Monday, May 13, 2013

OPEN, SÉSAME. "¡Ay, Carmela!" A musical about history, bravery and war.

ÁBRETE, SÉSAMO. "¡Ay, Carmela!", un musical de historia, valor, y guerra 1

History is full of songs that narrate what its protagonists experience so that it can be transmitted from generation to generation to somehow remember the events that occurred at some point in time. "Ay, Carmela!," also known as "El paso del Ebro" (The crossing of the River Ebro), was born from the voices of several Spaniards who sang in 1808 against the French invasion of Spain, during the War of Independence. Over a century later, the anarchists brought it back to life and sang it during one of the worst possible armed conflicts, one which forces people to kill their own brothers, cousins and friends - the Spanish Civil War.

A few days ago, on a hot evening, we were walking among the crowds in Madrid. We were heading for the Reina Victoria Theater to take a seat and relive an episode of Spanish history narrated in the form of songs. And we most certainly did.

Andrés Lima directs a cast of actors led by Inma Cuesta, Javier Gutiérrez and Marta Ribera, in the musical adaptation of the theater piece and subsequent movie: "Ay, Carmela!." The actors shined but what most impressed us -nearly making us shiver in delight- was the scenography, backed by an illumination, that seemed to spit out bombs and fire (not emanating from the spotlights). Thus, my most sincere congratulations and praise to Beatriz San Juan and Valentín Álvarez for managing to make my hair stand on end.

Traditional women with a daring spirit, dressed in mourning and naked, accompanied and alone, with faces that cry and mouths that laugh. A succession of Spanish women in black & white and red & grey, take up the first minutes of the show, talking about the past, about how they lived and the things that afflicted them.

ÁBRETE, SÉSAMO. "¡Ay, Carmela!", un musical de historia, valor y guerra 2

Marta Ribera guided us through the story with her sensual and enlightening voice. Her words, sometimes shouted and at others whispered, alternated with the sound of bomber planes, forests that crackled ablaze at dusk- times of fire and death. And the words kept flowing as the wagon of Carmela and Paulino with its slogan: "variedades a lo fino" (fine varieties) plowed ahead towards its destiny.

Although I kept waiting for Inma Cuesta's performance as Carmela with her Andalusian magical charm, I cannot ignore the excellent job of her cover artist, Sagra Mielgo, in her role as a brave woman of solid ideas, who led us to remember the story sung to Carmela, as the story's protagonist.

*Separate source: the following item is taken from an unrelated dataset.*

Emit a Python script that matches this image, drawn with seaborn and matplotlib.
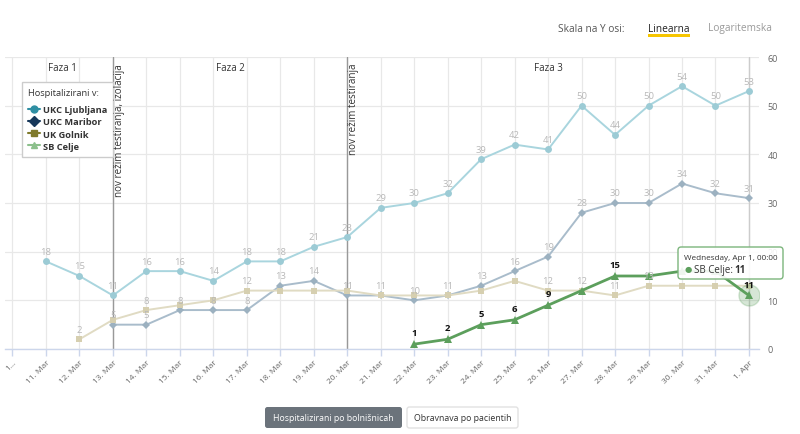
import numpy as np
import pandas as pd
import matplotlib
matplotlib.use("Agg")
import matplotlib.pyplot as plt
import seaborn as sns
from matplotlib.lines import Line2D
from matplotlib.patches import FancyBboxPatch, Rectangle

# ---------------- data ----------------
day_labels = ["1…", "11. Mar", "12. Mar", "13. Mar", "14. Mar", "15. Mar", "16. Mar",
              "17. Mar", "18. Mar", "19. Mar", "20. Mar", "21. Mar", "22. Mar", "23. Mar",
              "24. Mar", "25. Mar", "26. Mar", "27. Mar", "28. Mar", "29. Mar", "30. Mar",
              "31. Mar", "1. Apr"]
ljubljana = [None, 18, 15, 11, 16, 16, 14, 18, 18, 21, 23, 29, 30, 32, 39, 42, 41, 50, 44, 50, 54, 50, 53]
maribor = [None, None, None, 5, 5, 8, 8, 8, 13, 14, 11, 11, 10, 11, 13, 16, 19, 28, 30, 30, 34, 32, 31]
golnik = [None, None, 2, 6, 8, 9, 10, 12, 12, 12, 12, 11, 11, 11, 12, 14, 12, 12, 11, 13, 13, 13, 13]
celje = [None, None, None, None, None, None, None, None, None, None, None, None,
         1, 2, 5, 6, 9, 12, 15, 15, 16, 16, 11]
series_names = ["UKC Ljubljana", "UKC Maribor", "UK Golnik", "SB Celje"]
phase_labels = ["Faza 1", "Faza 2", "Faza 3"]
phase_bounds = [0, 3, 10, 22]
event_days = [3, 10]
event_texts = ["nov režim testiranja, izolacija", "nov režim testiranja"]
yticks = [0, 10, 20, 30, 40, 50, 60]

# ---------------- style ----------------
sns.set_theme(style="white")
plt.rcParams["font.family"] = ["Open Sans", "DejaVu Sans"]

line_colors = {"UKC Ljubljana": "#a9d5de", "UKC Maribor": "#a9bccb",
               "UK Golnik": "#e0dbc3", "SB Celje": "#5c9f5c"}
marker_colors = {"UKC Ljubljana": "#9ccbd5", "UKC Maribor": "#9cb1c0",
                 "UK Golnik": "#d6cfb0", "SB Celje": "#5c9f5c"}
legend_colors = {"UKC Ljubljana": "#2f8fa3", "UKC Maribor": "#17385a",
                 "UK Golnik": "#7f7a2c", "SB Celje": "#8cc08c"}
markers = {"UKC Ljubljana": "o", "UKC Maribor": "D", "UK Golnik": "s", "SB Celje": "^"}
msizes = {"UKC Ljubljana": 5, "UKC Maribor": 4, "UK Golnik": 5, "SB Celje": 6}

days = np.arange(len(day_labels))
df = pd.DataFrame({"day": days, "UKC Ljubljana": ljubljana, "UKC Maribor": maribor,
                   "UK Golnik": golnik, "SB Celje": celje})
long = df.melt(id_vars="day", var_name="series", value_name="value").dropna()
long["value"] = long["value"].astype(float)

fig = plt.figure(figsize=(8, 4.35), dpi=100)
ax = fig.add_axes([5 / 800, 85 / 435, 754 / 800, 292 / 435])

for name in series_names:
    sub = long[long["series"] == name]
    sns.lineplot(data=sub, x="day", y="value", ax=ax, color=line_colors[name],
                 linewidth=2.0 if name == "SB Celje" else 1.4,
                 marker=markers[name], markersize=msizes[name],
                 markerfacecolor=marker_colors[name], markeredgewidth=0,
                 legend=False, zorder=4 if name == "SB Celje" else 3)

# axes
ax.set_xlim(-0.224, 22.3)
ax.set_ylim(0, 60)


def px(x, y):
    return x / 800, 1 - y / 435


# tooltip area in pixels (labels underneath are hidden, like the original)
tip_px = (678, 248, 783, 280)


def under_tooltip(d, v):
    fx, fy = fig.transFigure.inverted().transform(ax.transData.transform((d, v)))
    X = fx * 800
    Y = (1 - fy) * 435 - 9  # label sits above the point
    return tip_px[0] - 5 <= X <= tip_px[2] and tip_px[1] - 4 <= Y <= tip_px[3] + 4


# data labels (hide overlapping ones, like the original)
placed = {}
for name in series_names:
    sub = long[long["series"] == name]
    for d, v in zip(sub["day"], sub["value"]):
        others = placed.get(d, [])
        if any(abs(v - o) <= 2 for o in others):
            continue
        if under_tooltip(d, v):
            continue
        placed.setdefault(d, []).append(v)
        if name == "SB Celje":
            ax.annotate(f"{int(v)}", (d, v), xytext=(0, 5), textcoords="offset points",
                        ha="center", va="bottom", fontsize=6.8, fontweight="bold",
                        color="#111111", zorder=6)
        else:
            ax.annotate(f"{int(v)}", (d, v), xytext=(0, 4), textcoords="offset points",
                        ha="center", va="bottom", fontsize=6.8, color="#b8b8b8", zorder=5)

# hover halo on last Celje point
ax.scatter([days[-1]], [celje[-1]], s=230, color="#5c9f5c", alpha=0.25,
           edgecolor="#5c9f5c", linewidth=1, zorder=5)

ax.set_xticks(days)
ax.set_xticklabels(day_labels, rotation=45, ha="right", rotation_mode="anchor",
                   fontsize=6, color="#666666")
ax.set_yticks(yticks)
ax.set_yticklabels([str(t) for t in yticks], fontsize=6.5, color="#666666")
ax.yaxis.tick_right()
ax.tick_params(axis="x", length=5, color="#ccd6eb", width=1, pad=2, direction="out", bottom=True)
ax.tick_params(axis="y", length=0, pad=6)
ax.grid(True, color="#e8e8e8", linewidth=0.9)
ax.set_axisbelow(True)
for s in ["top", "left", "right"]:
    ax.spines[s].set_visible(False)
ax.spines["bottom"].set_color("#ccd6eb")
ax.spines["bottom"].set_linewidth(1)
ax.set_xlabel("")
ax.set_ylabel("")

# crosshair at hovered day
ax.axvline(days[-1], color="#cccccc", linewidth=1, zorder=2)

# event lines and texts
for d, t in zip(event_days, event_texts):
    ax.axvline(d, color="#999999", linewidth=1, zorder=2)
    ax.text(d + 0.2, 58.8, t, rotation=90, ha="center", va="top", fontsize=7.1,
            color="#333333", zorder=8)

# phase labels
for i, lab in enumerate(phase_labels):
    mid = (phase_bounds[i] + phase_bounds[i + 1]) / 2
    ax.text(mid, 57.9, lab, ha="center", va="center", fontsize=7, color="#333333")

# legend
handles = [Line2D([0], [0], color=legend_colors[n], marker=markers[n], markersize=5,
                  linewidth=1.5) for n in series_names]
leg = ax.legend(handles, series_names, title="Hospitalizirani v:", loc="upper left",
                bbox_to_anchor=((22 - 5) / 754, (350 - 83) / 292), borderaxespad=0,
                fontsize=6.7, title_fontsize=6.7,
                frameon=True, fancybox=False, edgecolor="#cccccc", framealpha=1,
                handlelength=1.3, handletextpad=0.3, labelspacing=0.33, borderpad=0.65)
leg._legend_box.align = "left"
leg._legend_box.sep = 6
for txt in leg.get_texts():
    txt.set_fontweight("bold")
    txt.set_color("#333333")
leg.get_title().set_color("#333333")
leg.set_zorder(7)

# tooltip
x0, y0 = px(tip_px[0], tip_px[3])
tip = FancyBboxPatch((x0, y0), (tip_px[2] - tip_px[0]) / 800, (tip_px[3] - tip_px[1]) / 435,
                     boxstyle="round,pad=0,rounding_size=0.004",
                     mutation_aspect=800 / 435, transform=fig.transFigure,
                     facecolor=(1, 1, 1, 0.9), edgecolor="#7cb57c", linewidth=1, zorder=10)
fig.add_artist(tip)
fig.text(*px(684, 259), "Wednesday, Apr 1, 00:00", fontsize=5.9, color="#333333",
         va="center", ha="left", zorder=11)
fig.text(*px(685, 271), "●", fontsize=6, color="#5c9f5c", va="center", ha="left", zorder=11)
fig.text(*px(694, 271), "SB Celje: ", fontsize=7, color="#333333", va="center", ha="left", zorder=11)
fig.text(*px(734, 271), "11", fontsize=7, color="#333333", fontweight="bold",
         va="center", ha="left", zorder=11)

# top controls
fig.text(*px(558, 29), "Skala na Y osi:", fontsize=7.3, color="#555555", va="center", ha="left")
fig.text(*px(648, 29), "Linearna", fontsize=7.3, color="#222222", va="center", ha="left")
fig.add_artist(Rectangle(px(648, 38), 42 / 800, 3 / 435, transform=fig.transFigure,
                         facecolor="#f7c600", edgecolor="none"))
fig.text(*px(708, 29), "Logaritemska", fontsize=7.3, color="#9a9a9a", va="center", ha="left")

# bottom buttons
b1 = FancyBboxPatch(px(265, 429), 137 / 800, 21 / 435, boxstyle="round,pad=0,rounding_size=0.003",
                    mutation_aspect=800 / 435, transform=fig.transFigure,
                    facecolor="#6b737b", edgecolor="none")
fig.add_artist(b1)
fig.text(*px(333.5, 418.5), "Hospitalizirani po bolnišnicah", fontsize=6.3, color="white",
         va="center", ha="center")
b2 = FancyBboxPatch(px(407, 429), 111 / 800, 21 / 435, boxstyle="round,pad=0,rounding_size=0.003",
                    mutation_aspect=800 / 435, transform=fig.transFigure,
                    facecolor="white", edgecolor="#e2e2e2", linewidth=1)
fig.add_artist(b2)
fig.text(*px(462.5, 418.5), "Obravnava po pacientih", fontsize=6.3, color="#333333",
         va="center", ha="center")

fig.savefig("out.png", dpi=100)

Paulino's role was played by a brilliant Javier Gutiérrez. I also enjoyed hearing, in Italian, Mussolini's envoy, played by a surprisingly amusing Javier Navares. Álvaro Morte, Pablo Raya, and Javier Enguix, complete the cast, as innocent members of the International Brigades, and murderers - with and without a cassock.

ÁBRETE, SÉSAMO. "¡Ay, Carmela!", un musical de historia, valor y guerra 3Javier Guitérrez, Inma Cuesta and Marta Ribera

Víctor Manuel, Pedro Guerra and Vanesa Martín composed the original songs for the musical, which together with the own songs from original show and the period, such as "Suspiros de España", "Ay, Carmela", "Giovinezza" and "Jarama Valley" make up the music notes and lyrics of the show.

"Ay, Carmela!" first premiered in 1987 under the direction of José Luis Gómez, after having been written by José Sanchis Sinisterra the previous year. It was subsequently taken to Buenos Aires, where in 1989 great Argentine actors such as Virginia Lago and Jorge Rivera López and the director Dervy Vilas revived this story set a the time of the Spanish Civil War.

ÁBRETE, SÉSAMO. "¡Ay, Carmela!", un musical de historia, valor y guerra 4

In 1990, Carlos Saura decided to make a movie of "Ay, Carmela!" It went on to wind 13 Goya prizes, including for best film, actor and actress, with Carmen Maura, Andrés Pajares and Gabino Diego as leading characters.

Andrés Vicente Gómez, producer of the movie, assigned José Luis García Sánchez the task of adapting the story of Carmela to musical theater to be directed by Andrés Lima. At present and until June 30, the musical is playing at the Reina Victoria Theater. If you want to be moved one of these spring evenings in Madrid go and see this musical where the public shows up in all manner of attire; ties and suits, shorts, sandals and boots. Buy yourself a ticket and enjoy this great show loaded with laughter, tears and memories from the past.

We don't know if the events in "Ay Carmela" are real, but they could well have been. Many women like Carmela were shot to death by men who were nobodies in uniforms that made them feel powerful. Our generation has not experienced anything as painful as what is being shown on stage at the Reina Victoria Theater. Although revenge and rancor are of no use at all, it is positive that these events are being recovered and made public by artists, directors, academics and historians who are reviving these old songs that are part of our history and should never be forgotten.